Totally agree! We went to counseling and ended up with a sucky counselor. 

First session: Started 15 minutes late, ended 10 minutes early. Recommended for us to read two books.

Second session: Started 5 minutes early, but still ended 15 minutes early. Told us that we seemed to have it worked out on our own and that we didn't need to come back for at least a month. No help at all.

Now my husband doesn't see a reason to go back to see a different couselor. What a failed attempt!


----------



## Amplexor (Feb 13, 2008)

Part of the 15% here and we only went when we were in a full blown nose dive. (I'd checked out of the marriage and she'd checked into an EA) It did help some but was only part of the answer. The counselor took us as far as she could then we decided we knew what we needed to do from there. Full recovery took about 3 years start to finish from D-Day. All well worth it. I think the time and money invested by couples in counseling is well worth it.


----------



## DanF (Sep 27, 2010)

Another of the 15% here. Our marriage had turned to crap. We both had an EA/PA and were stuck. We knew that we loved each other, but didn't know what was broken or how to fix it. 
We got an awesome counselor, saw her only as individuals, never as a couple, and just learned things about ourselves and each other. We started to talk a LOT and that is what did it.


----------



## michzz (Jun 6, 2008)

I am not so sure I accept that 15% figure as gospel truth.

In what time frame?

Who decides the success or failure?

Shared goals?

Individual goals?

Length of marriage?

Seriousness of grievances?

Intrusion of booze or drug addictions?

Mental illness?

See what I mean?
_Posted via Mobile Device_


----------



## HoopsFan (Jan 13, 2011)

Not to mention that for some couples, they probably shouldn't be together and maybe counseling helped in that it pushed them towards an appropriate divorce.

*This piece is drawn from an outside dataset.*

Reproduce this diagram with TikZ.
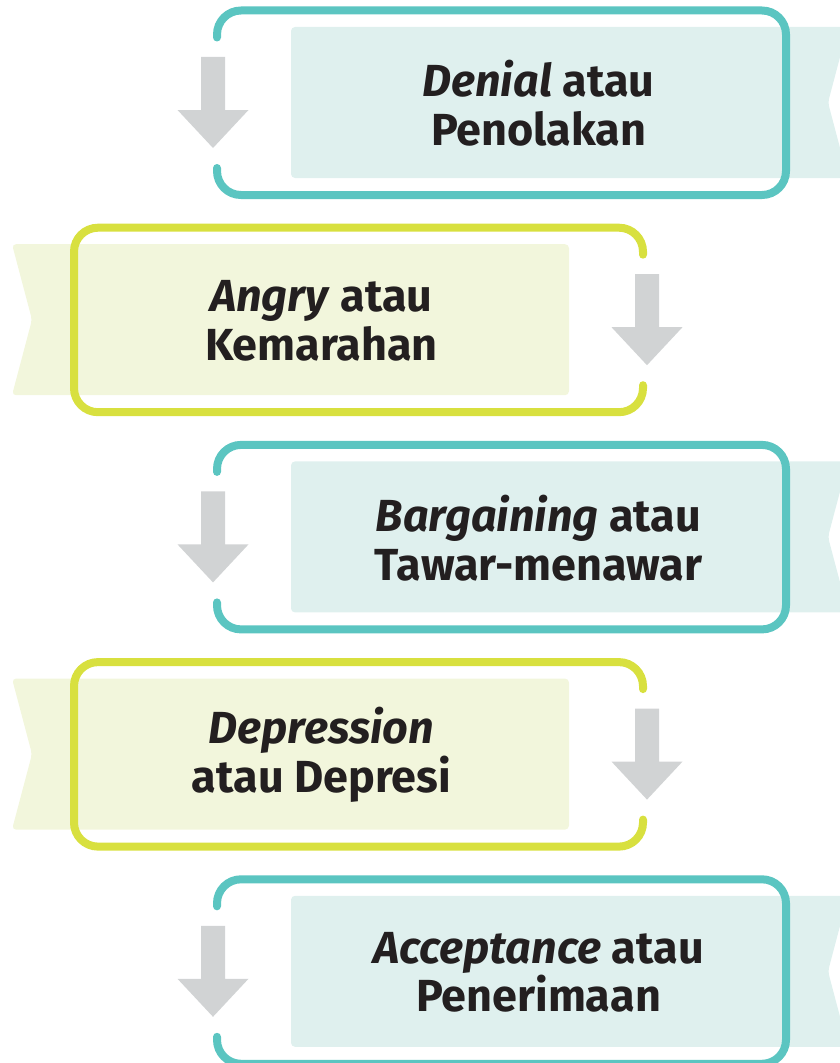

Regardless, I think the OP was just trying to urge people to not wait too long to go to marriage counseling. My wife had a fear of marriage counseling though because she just views it as a gateway for divorce. The counselor enabled her (in my opinion) and allowed her to barely participate at all for the first few visits because "she was doing enough just to be willing to go." Baloney!


----------



## Confused-Wife (Jan 26, 2011)

Very true! Very good points!


----------